Semi-Supervised Pipe Video Temporal Defect Interval Localization
Zhu Huang, Gang Pan, Chao Kang, YaoZhi Lv
TL;DR
This paper tackles the challenge of temporal defect interval localization in sewer pipe CCTV videos, where time-interval annotations are scarce and pipe-video dynamics differ from standard TAL tasks. It introduces PipeSPO, a semi-supervised framework that combines an unsupervised contrastive pretext task for learning robust video sequence representations with a semi-supervised, multi-prototype temporal localization stage guided by monocular visual odometry. Key contributions include a clustering-based multi-prototype memory, a prototype-aware decoder, a visual odometry attention module, and the use of 3D-DWT dynamic features to capture temporal textures, all integrating to produce superior interval localization.
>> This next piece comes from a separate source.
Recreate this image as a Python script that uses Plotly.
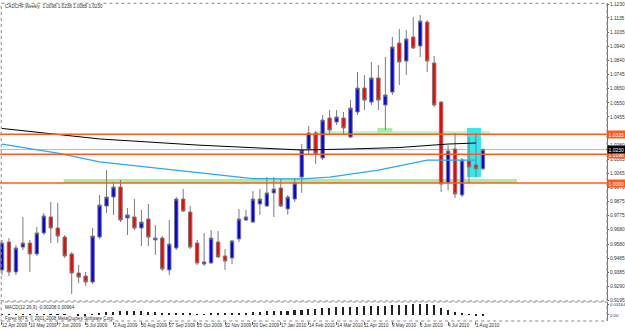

Empirical results on real-world datasets show PipeSPO achieving an average AP of 41.89% across IoU thresholds 0.1–0.7, outperforming state-of-the-art methods by substantial margins and demonstrating practical value for CTDIL in sewer maintenance.
Abstract
In sewer pipe Closed-Circuit Television (CCTV) inspection, accurate temporal defect localization is essential for effective defect classification, detection, segmentation and quantification. Industry standards typically do not require time-interval annotations, even though they are more informative than time-point annotations for defect localization, resulting in additional annotation costs when fully supervised methods are used. Additionally, differences in scene types and camera motion patterns between pipe inspections and Temporal Action Localization (TAL) hinder the effective transfer of point-supervised TAL methods. Therefore, this study introduces a Semi-supervised multi-Prototype-based method incorporating visual Odometry for enhanced attention guidance (PipeSPO). PipeSPO fully leverages unlabeled data through unsupervised pretext tasks and utilizes time-point annotated data with a weakly supervised multi-prototype-based method, relying on visual odometry features to capture camera pose information. Experiments on real-world datasets demonstrate that PipeSPO achieves 41.89% average precision across Intersection over Union (IoU) thresholds of 0.1-0.7, improving by 8.14% over current state-of-the-art methods.